Este adepto de futebol e jogador amador também mergulhou na história do Sheriff Tiraspol, um clube da região separatista moldava pró-russa da Transnístria, que jogou na Liga dos Campeões em 2021.
No início de 2022, entrou para o prestigiado Wall Street Journal, algumas semanas antes do ataque russo à Ucrânia. Cheio de humor, mesmo quando estava na prisão, brincou com a sua mãe numa das suas cartas, referindo-se às papas russas que ela lhe preparava em criança, um prato que enchia as casas e as celas de todo o país. Segundo ele, esta cozinha materna preparou-o, "para o bem e para o mal", para a prisão.
ONU avisa que detenção de Gershkovich "coloca grandes inquietações"
O Presidente dos EUA, Joe Biden, prometeu continuar a trabalhar para a libertação de Evan Gershkovich.
"Evan suportou uma terrível experiência com uma força notável. Não cessaremos os nossos esforços para o trazer de regresso a casa".
Na ONU, um porta-voz do secretário-geral considerou que a detenção de Gershkovich "coloca grandes inquietações" relacionadas com a liberdade de expressão.
O gabinete dos direitos humanos da ONU considera ainda que os jornalistas deverão exercer a sua profissão "num ambiente seguro, sem receio de represálias", segundo indicou Farhan Haq em declarações aos 'media', acrescentando que a ONU apela à libertação "de todos os jornalistas detidos na Rússia simplesmente por terem feito o seu trabalho".
Em Varsóvia, a opositora russa Yulia Navalnaya também denunciou a condenação "injusta" do jornalista norte-americano.
Charles Michel critica "farsa da justiça" na Rússia
O presidente do Conselho Europeu cessante, Charles Michel, denunciou a "farsa da justiça" na Rússia.
"O medo que o Kremlin tem da verdade e da liberdade é um sinal de fraqueza. Apelamos à libertação imediata de Evan Gershkovich", afirmou Michel numa mensagem na rede social X (antigo Twitter) que rematou com a 'hashtag' "Liberdade Evan Gershkovich".
Processo judicial invulgarmente rápido
A justiça russa condenou esta sexta-feira a 16 anos de prisão o jornalista norte-americano Evan Gershkovich, acusado de espionagem por alegadamente ter acedido a informação secreta sobre a indústria militar do país.
Durante a audiência, que teve lugar no tribunal regional de Sverdlovsk, a acusação pediu 18 anos de prisão de segurança máxima.
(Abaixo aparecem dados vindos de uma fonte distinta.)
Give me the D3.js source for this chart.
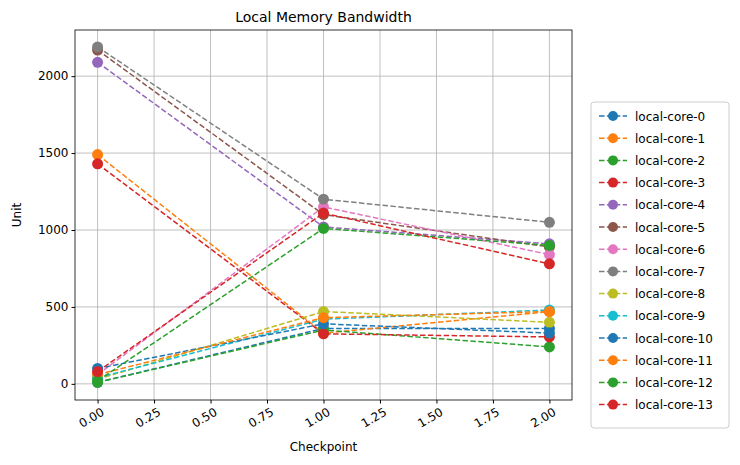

O processo judicial foi invulgarmente rápido, consistindo em apenas três audiências, duas das quais esta semana, o que a imprensa associou diretamente ao interesse de Moscovo em encurtar o prazo para uma futuratroca do jornalista condenado por um prisioneiro russo.
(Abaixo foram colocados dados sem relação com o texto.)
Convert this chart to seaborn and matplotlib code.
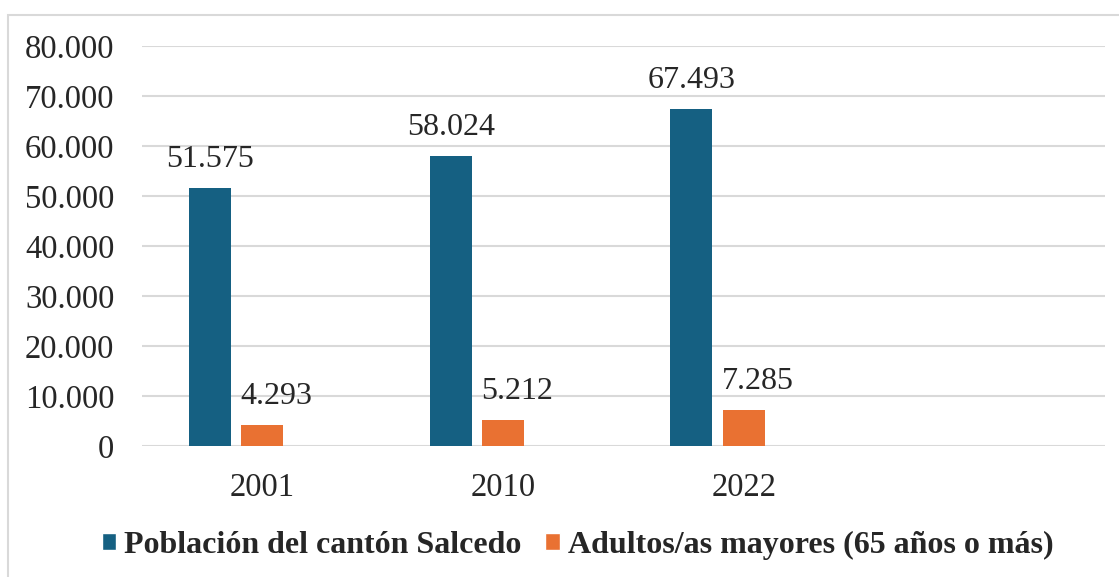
import numpy as np
import pandas as pd
import matplotlib
matplotlib.use("Agg")
from matplotlib import pyplot as plt
from matplotlib.patches import Patch, Rectangle
from matplotlib.ticker import FuncFormatter
import seaborn as sns

# data
years = ['2001', '2010', '2022']
poblacion = [51575, 58024, 67493]
adultos = [4293, 5212, 7285]
series = ['Población del cantón Salcedo', 'Adultos/as mayores (65 años o más)']

colors = ['#156082', '#E97132', '#196B24']

sns.set_style("white")
plt.rcParams['font.family'] = ['Liberation Serif', 'DejaVu Serif']

df = pd.DataFrame({
    'year': years * 2,
    'serie': [series[0]] * len(years) + [series[1]] * len(years),
    'valor': poblacion + adultos,
})

fig = plt.figure(figsize=(11.19, 5.77), dpi=100)
ax = fig.add_axes([0.127, 0.227, 0.8605, 0.693])

# third (empty) hue level and fourth (empty) category keep the original spacing
sns.barplot(data=df, x='year', y='valor', hue='serie',
            order=years + [' '], hue_order=series + ['_vacio'],
            palette=colors, saturation=1, width=0.654, gap=0.2, linewidth=0,
            errorbar=None, legend=False, ax=ax)

fmt = lambda v: f"{v:,.0f}".replace(',', '.')
for i, cont in enumerate(ax.containers):
    anns = ax.bar_label(cont, labels=[fmt(b.get_height()) if b.get_height() == b.get_height() else '' for b in cont],
                        padding=10, fontsize=23)
    if i == 1:
        # the orange labels sit a little to the right of their bars
        for a in anns:
            a.xyann = (10, a.xyann[1])

ax.set_ylim(0, 80000)
ax.set_yticks(np.arange(0, 80001, 10000))
ax.yaxis.set_major_formatter(FuncFormatter(lambda v, p: fmt(v)))
ax.set_xlim(-0.5, 3.5)
ax.grid(axis='y', color='#d9d9d9', linewidth=1.5)
ax.set_axisbelow(True)
for s in ax.spines.values():
    s.set_visible(False)
ax.tick_params(axis='both', length=0, labelsize=23.5)
ax.tick_params(axis='y', pad=20)
ax.tick_params(axis='x', pad=19)
ax.set(xlabel='', ylabel='')

handles = [Patch(facecolor=colors[0], label=series[0]),
           Patch(facecolor=colors[1], label=series[1])]
fig.legend(handles=handles, loc='center', bbox_to_anchor=(0.516, 0.055), ncol=2,
           frameon=False, handlelength=0.45, handleheight=0.45, handletextpad=0.25,
           columnspacing=0.75, prop={'weight': 'bold', 'size': 23})

# light frame around the chart area
fig.patches.append(Rectangle((8 / 1119, -0.1), 1.1, 1.1 - 15 / 577, transform=fig.transFigure,
                             fill=False, edgecolor='#d9d9d9', linewidth=1.5))

fig.savefig('out.png', dpi=100, facecolor='white')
As audiências de quinta-feira e de hoje, antecipadas a pedido da defesa, deveriam ter sido realizadas em meados de agosto. Gershkovich, detido há 477 dias, não admitiu a sua culpa e afirmou, tal como o seu jornal, que estava apenas a cumprir o seu dever profissional quando foi detido.
O jornalista de 32 anos recebeu a mesma pena que Paul Whelan, um antigo fuzileiro naval norte-americano também condenado na Rússia por espionagem em junho de 2020.